The applicant made a development application to the Council for the construction of a new child care centre. The Minister gave landowner’s consent to the making of the development application.

Soon after the the development application was made, the NSW Government ordered an independent review into the transfer of the lease to the applicant, which included consideration of the giving of landowner’s consent t0 enable the development application to be made.

Subsequently, and despite a report from its officers recommending that consent be granted to the development application, the Council deferred its decision pending finalisation of the independent review.

The applicant’s right of merit appeal to the Court against a deemed refusal of the development application eventually expired without an appeal having been made. The applicant told the Court in evidence that it had not utilised its appeal right because of uncertainty about when the appeal period had expired, the cost of bringing the appeal, and the fact that the Council (at least its officers) appeared to be considering the development application favourably.

After the mandamus proceedings were commenced, the Council was advised by letter from the NSW Government that the independent review had been completed and the relevant report had been referred to the Independent Commission Against Corruption. The letter cast doubt on whether landowner’s consent to the making of the development application would have been given had the findings of the independent review been known at the relevant time. The Council again deferred determination of the development application, this time until the outcome of the referral to the ICAC was known.

Decision

The Court held that it had power under s20(2)(b) of the Land and Environment Court Act 1979 to ‘command‘ the exercise of a function such as the determination of a development application by a consent authority. The relevant question was in what circumstances?

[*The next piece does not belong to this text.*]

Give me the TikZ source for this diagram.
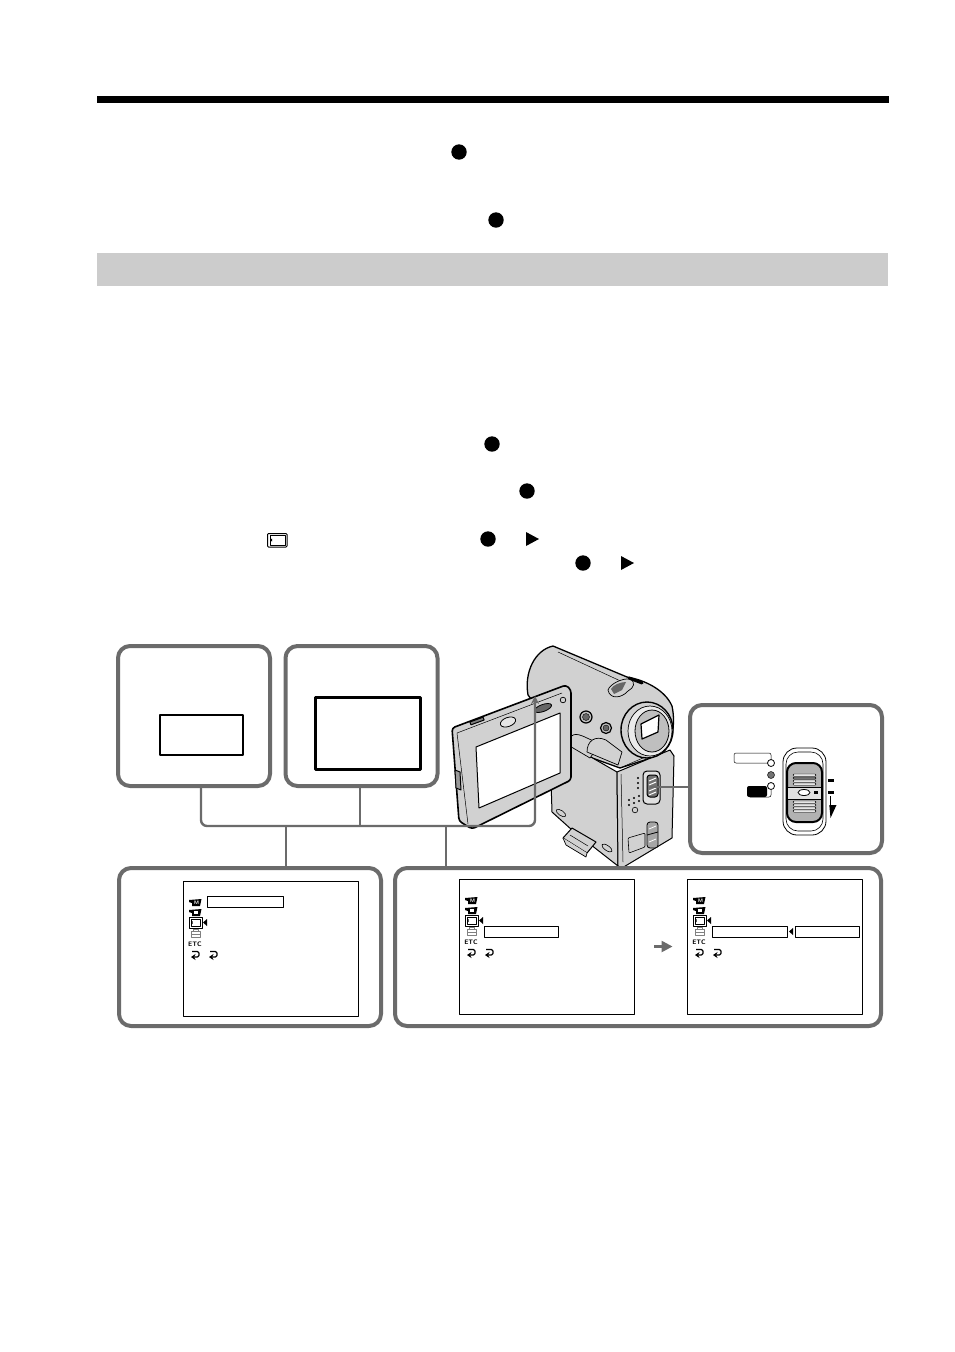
\documentclass[tikz,border=0pt]{standalone}
\usetikzlibrary{arrows.meta}
\definecolor{framegray}{gray}{0.42}
\definecolor{camgray}{gray}{0.82}
\tikzset{
	frame/.style={draw=framegray,line width=4pt,rounded corners=12pt,inner sep=0pt},
	conn/.style={draw=framegray,line width=2.4pt},
	screen/.style={draw,line width=0.9pt,inner sep=0pt,minimum width=175pt,minimum height=135pt},
	bar/.style={draw,line width=0.9pt,inner sep=0pt,minimum height=11pt},
	cam/.style={draw,fill=camgray,line width=1pt,line join=round},
	menuicons/.pic={
		% camera M
		\fill (-6,19) -- (6.5,18) -- (5,25) -- (-3,25) -- (-3,22) -- (-6,21) -- cycle;
		\node[text=white,inner sep=0pt,font=\sffamily\bfseries\fontsize{5}{5}\selectfont] (-m) at (1.5,21.5) {M};
		% tape
		\fill (-6,29) -- (6.5,28) -- (5,35) -- (-3,35) -- (-3,32) -- (-6,31) -- cycle;
		\fill[white] (-1,30) rectangle (3,33);
		% card
		\draw[line width=1pt] (-6,36) rectangle (7,47);
		\draw[line width=0.7pt,fill=white] (-4,38) rectangle (5,45);
		\fill (-4,41.5) -- (-2.5,40) -- (-2.5,43) -- cycle;
		\fill (12,38) -- (12,45) -- (8,41.5) -- cycle;
		% tool box
		\draw[gray,line width=0.7pt] (-4,50) rectangle (5,56);
		\draw[gray,line width=0.7pt] (-2,50) -- (-2,48) -- (3,48) -- (3,50);
		\draw[gray,line width=0.7pt] (-4,53) -- (5,53);
		\node[inner sep=0pt,font=\sffamily\bfseries\fontsize{6.5}{7}\selectfont] (-etc) at (0,63) {ETC};
		% return marks
		\foreach \r in {0,18}
			\draw[line width=1.1pt,rounded corners=1.5pt,-{Stealth[length=4.5pt,width=6pt]}] (\r-3,70.5) -- (\r+4,70.5) -- (\r+4,76) -- (\r-4,76);
	}
}
\begin{document}
\begin{tikzpicture}[x=1pt,y=-1pt,line join=round,>=stealth]
	\useasboundingbox (0,0) rectangle (954,1352);
	\fill (97,96) rectangle (889,103);
	\fill[black!20] (97,253) rectangle (888,286);
	% marks standing in the text
	\foreach \x/\y in {459/152,496/220,492/444,527/491,488/539,583/563}
		\fill (\x,\y) circle(7.7pt);
	\foreach \x/\y in {526/539,621/563}
		\fill (\x,\y-7) -- (\x+13,\y) -- (\x,\y+7) -- cycle;
	\draw[line width=1pt,rounded corners=1pt] (267.5,533.5) rectangle (287,547);
	\draw[line width=0.5pt] (270,535.5) rectangle (285,545);
	\fill (270,540) -- (272,538.5) -- (272,541.5) -- cycle;

	% camera, back part
	\draw[cam,line width=1.3pt] (528,695) .. controls (524,672) and (535,650) .. (553,646) -- (627,677)
		.. controls (645,680) and (665,690) .. (672,706) .. controls (676,725) and (672,745) .. (660,755)
		-- (620,768) -- (570,750) -- cycle;
	\draw[line width=0.5pt] (558,652) -- (627,684);
	\draw[cam] (570,745) -- (617,772) -- (618,866) -- (572,830) -- (552,812) -- (551,780) -- cycle;
	\draw[cam] (617,772) -- (670,750) -- (674,756) -- (672,838) -- (622,868) -- (618,866) -- cycle;
	\draw[line width=0.5pt] (620,768) -- (668,747);
	\draw[line width=0.5pt] (621,774) -- (623,862);
	% ridges above the body
	\draw[cam,line width=0.7pt] (568,745) .. controls (570,733) and (575,732) .. (587,738) -- (600,744) -- (590,758) -- cycle;
	\draw[cam,line width=0.7pt] (587,752) .. controls (587,741) and (595,735) .. (606,740) -- (622,752) -- (618,765) -- cycle;
	% buttons
	\foreach \x/\y/\r in {586/717/6,606/728/5.5}{
		\draw[fill=black!25,line width=1.2pt] (\x,\y) circle(\r pt);
		\draw[fill=black!60,line width=0.4pt] (\x,\y) circle(\r pt-2.5pt);
	}
	% microphone
	\draw[cam,line width=0.7pt] (608,690) .. controls (610,684) and (622,678) .. (630,679) .. controls (636,682) and (634,688) .. (628,691) .. controls (622,698) and (610,700) .. (608,690) -- cycle;
	\fill[black!60] (611,689) .. controls (613,685) and (620,682) .. (626,682) -- (622,690) -- (614,694) -- cycle;
	\draw[line width=3pt,line cap=round] (629,678) -- (642,683);
	% lens
	\draw[cam,line width=1.4pt] (647,730) ellipse (26pt and 28pt);
	\draw[fill=black!8,line width=0.7pt] (650,731) ellipse (22pt and 25pt);
	\draw[fill=black!25,line width=0.8pt] (652,731) ellipse (17pt and 21pt);
	\draw[fill=white,line width=1.2pt] (641,724) -- (659,715) -- (658,732) -- (642,739) -- cycle;
	% switch on the side
	\draw[fill=black!12,line width=1pt,rounded corners=4pt] (643,771) rectangle (660,804);
	\draw[fill=black!55,line width=1pt,rounded corners=3pt] (647,775) rectangle (658,797);
	\draw[white,line width=1pt] (649,781) -- (656,778) (649,785) -- (656,782) (649,791) -- (656,788) (649,795) -- (656,792);
	\draw[fill=black!35,line width=0.8pt,rounded corners=3pt] (647,822) rectangle (658,848);
	\draw[line width=0.8pt] (647,835) -- (658,832);
	\draw[white,line width=0.8pt] (649,829) -- (656,826) (649,842) -- (656,839);
	\foreach \x/\y in {638/778,638/783,638/788,629/800,634/798,639/796,629/805,634/803,639/801}
		\fill (\x,\y) circle(1.2pt);
	\draw[line width=0.6pt] (635,810) circle(2.8pt);
	\draw[line width=0.6pt,rounded corners=1pt] (628,838) -- (645,833) -- (645,847) -- (629,853) -- cycle;
	% foot and slots under the body
	\draw[cam] (563,838) -- (572,828) -- (596,842) -- (587,853) -- cycle;
	\draw[cam,line width=0.7pt] (563,838) -- (566,845) -- (586,857) -- (587,853);
	\draw[line width=0.5pt] (570,835) -- (588,846);
	\draw[line width=0.6pt,rotate around={-35:(561,813)}] (561,813) ellipse (5.5pt and 2.5pt);
	\draw[line width=0.6pt,rotate around={-35:(607,848)}] (607,848) ellipse (6pt and 2.5pt);

	% monitor
	\draw[cam,line width=1.6pt,rounded corners=3pt] (452,728) -- (566,685) -- (571,690) -- (571,780) -- (472,829) -- (459,821) -- cycle;
	\draw[line width=0.5pt] (457,733) -- (562,693) (457,733) -- (468,824);
	\draw[fill=white,line width=1pt] (476,747) -- (560,713) -- (560,773) -- (479,808) -- cycle;
	\draw[line width=0.8pt,fill=black!10,rotate around={20:(508,722)}] (508,722) ellipse (8pt and 4.5pt);
	\draw[line width=0.8pt,fill=black!60,rotate around={20:(543,708)}] (543,708) ellipse (9pt and 3.5pt);
	\draw[line width=1pt,fill=black!50,rotate around={20:(477,721)}] (470,719.5) rectangle (484,722.5);
	\draw[line width=0.7pt] (563,700) circle(2.8pt);
	\draw[line width=1pt,fill=black!40] (455,770) -- (460,772) -- (461,790) -- (456,788) -- cycle;

	% frames
	\node[frame,minimum width=152pt,minimum height=140pt] (boxa) at (194,716) {};
	\node[frame,minimum width=152pt,minimum height=140pt] (boxb) at (361.5,716) {};
	\node[frame,minimum width=192pt,minimum height=148pt] (boxc) at (786,779) {};
	\node[frame,minimum width=262pt,minimum height=158pt] (boxd) at (250,947) {};
	\node[frame,minimum width=486pt,minimum height=158pt] (boxe) at (638,947) {};

	\node[draw,line width=2pt,inner sep=0pt,minimum width=83pt,minimum height=40pt] (viewa) at (201,734.5) {};
	\node[draw,line width=3pt,inner sep=0pt,minimum width=105pt,minimum height=72pt] (viewb) at (368,733.5) {};

	% connectors
	\coordinate (busl) at (201,826);
	\coordinate (busr) at (535,826);
	\coordinate (moni) at (535,696);
	\coordinate (switchpt) at (650,787);
	\draw[conn,rounded corners=6pt,-{Stealth[length=8pt,width=8pt]}] (boxa.south -| busl) -- (busl) -- (busr) -- (moni);
	\draw[conn] (boxb.south -| 360,0) -- (360,826);
	\draw[conn] (286,826) -- (boxd.north -| 286,0);
	\draw[conn,line width=1.8pt] (446,826) -- (boxe.north -| 446,0);
	\draw[conn] (boxc.west |- switchpt) -- (switchpt);

	% screens
	\node[screen] (screena) at (270.5,949) {};
	\node[screen] (screenb) at (546.5,946.5) {};
	\node[screen] (screenc) at (774.5,946.5) {};
	\pic (menua) at (195,881) {menuicons};
	\pic (menub) at (471,879) {menuicons};
	\pic (menuc) at (699,879) {menuicons};
	\node[bar,minimum width=76pt] (titlea) at (245,902) {};
	\node[bar,minimum width=74pt] (titleb) at (521,931.5) {};
	\node[bar,minimum width=75pt] (titlec) at (749.5,931.5) {};
	\node[bar,minimum width=64pt] (valuec) at (827,931.5) {};
	\fill (793,928) -- (793,935) -- (789,931.5) -- cycle;
	\draw[draw=framegray,line width=2.4pt,shorten <=20pt,shorten >=14pt,-{Stealth[length=11pt,width=11pt,inset=0pt]}] (screenb) -- (screenc);

	% switch detail
	\draw[line width=0.8pt,rounded corners=14pt] (783,748) rectangle (826,835);
	\draw[line width=0.6pt,rounded corners=12pt] (786,752) rectangle (823,831);
	\draw[fill=black!30,line width=2pt,rounded corners=9pt] (787,763) rectangle (822,822);
	\fill[black!12] (788,788) rectangle (821,799);
	\draw[line width=0.5pt] (788,787) -- (821,787) (788,799) -- (821,799);
	\foreach \y/\c in {774/black!10,777/black!55,780/black!10,783/black!10,801/black!10,804/black!10,807/black!10,810/black!10}
		\draw[fill=\c,line width=0.4pt,rounded corners=1pt] (793,\y) rectangle (816,\y+2.2);
	\draw[fill=white,line width=0.8pt] (804,792.5) ellipse (6pt and 3pt);
	\fill (814,791) rectangle (818,794);
	\fill (828,779) rectangle (834,781.5);
	\fill (828,791) rectangle (834,793.5);
	\draw[line width=0.8pt] (830,796) -- (830,808);
	\fill (829.3,805) -- (836.5,805) -- (830.5,818) -- cycle;
	\draw[line width=0.5pt,rounded corners=2pt] (771,760) -- (771,753) -- (734,753) -- (734,763) -- (768,763);
	\draw[line width=0.5pt,rounded corners=2pt] (771,790) -- (771,797) -- (750,797);
	\fill[rounded corners=2pt] (747,786) rectangle (767,797);
	\draw[fill=white,line width=0.8pt] (771,763) circle(3.5pt);
	\draw[fill=black!55,line width=0.5pt] (771,775) circle(3.5pt);
	\draw[fill=white,line width=0.8pt] (771,786) circle(3.5pt);
\end{tikzpicture}
\end{document}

Pain J said that if the Council’s behaviour in not determining the application was unreasonable or there was a constructive failure to determine the application, the Court could exercise its discretion to make an order of mandamus. The onus was on the applicant in this regard.

Her Honour held that, in considering the public interest in determining the development application as required by 79(c)(1)(e) of the Environmental Planning and Assessment Act 1979, the Council was entitled  to consider whether landowner’s consent to the development application was validly given. The applicant conceded that such a consent may be vitiated by fraud or other corrupt conduct.

On the evidence, Her Honour said that the letter from the NSW Government to the Council raised a substantial concern whether the giving of landowner’s consent by the Minister was affected by corrupt conduct, which was not speculative given the independent review that had been undertaken.

Pain J held that the Council’s reasons for deferring its consideration of the development application in such circumstances were within its proper contemplation as the consent authority, not least because if landowner’s consent was vitiated by fraud or other corrupt conduct an essential precondition to the making of a valid development application would be absent and no valid development consent could be granted to the development application.

Furthermore, Her Honour held that the relevant period of ‘delay’ by the Council was only three months, as the period had only commenced to run when it received the letter from the NSW Government. In these circumstances, the Council’s behaviour in not determining the development application was not unreasonable.

Her Honour rejected the applicant’s argument that the Council could have refused the development application in order to restore the applicant’s right to bring a merit appeal in the Court, stating that this course of action was not appropriate while the uncertainty over the granting of landowner’s consent was unresolved and given that the same uncertainty would likely arise in any merit appeal to the Court.

An interesting aspect of this case is that the Court rejected the Council’s argument that the failure by the applicant to exercise its merit appeal rights should weigh against it in the exercise of the Court’s discretion whether to grant mandamus. Her Honour said that this was a ‘neutral factor in the context of this case as the key question is whether the Council acted reasonably in deferring for an undefined time a decision on the DA‘ [par. 57].

Many consent authorities delay the determination of development applications for many different reasons. Likewise, many developers decline to exercise their merit appeal rights for many  different reasons. As much as this case involved a refusal to grant mandamus on its particular facts, the principles enunciated by Pain J as to when the Court will order mandamus give insight into the circumstances where the remedy will be available to a developer which has lost its merit appeal rights.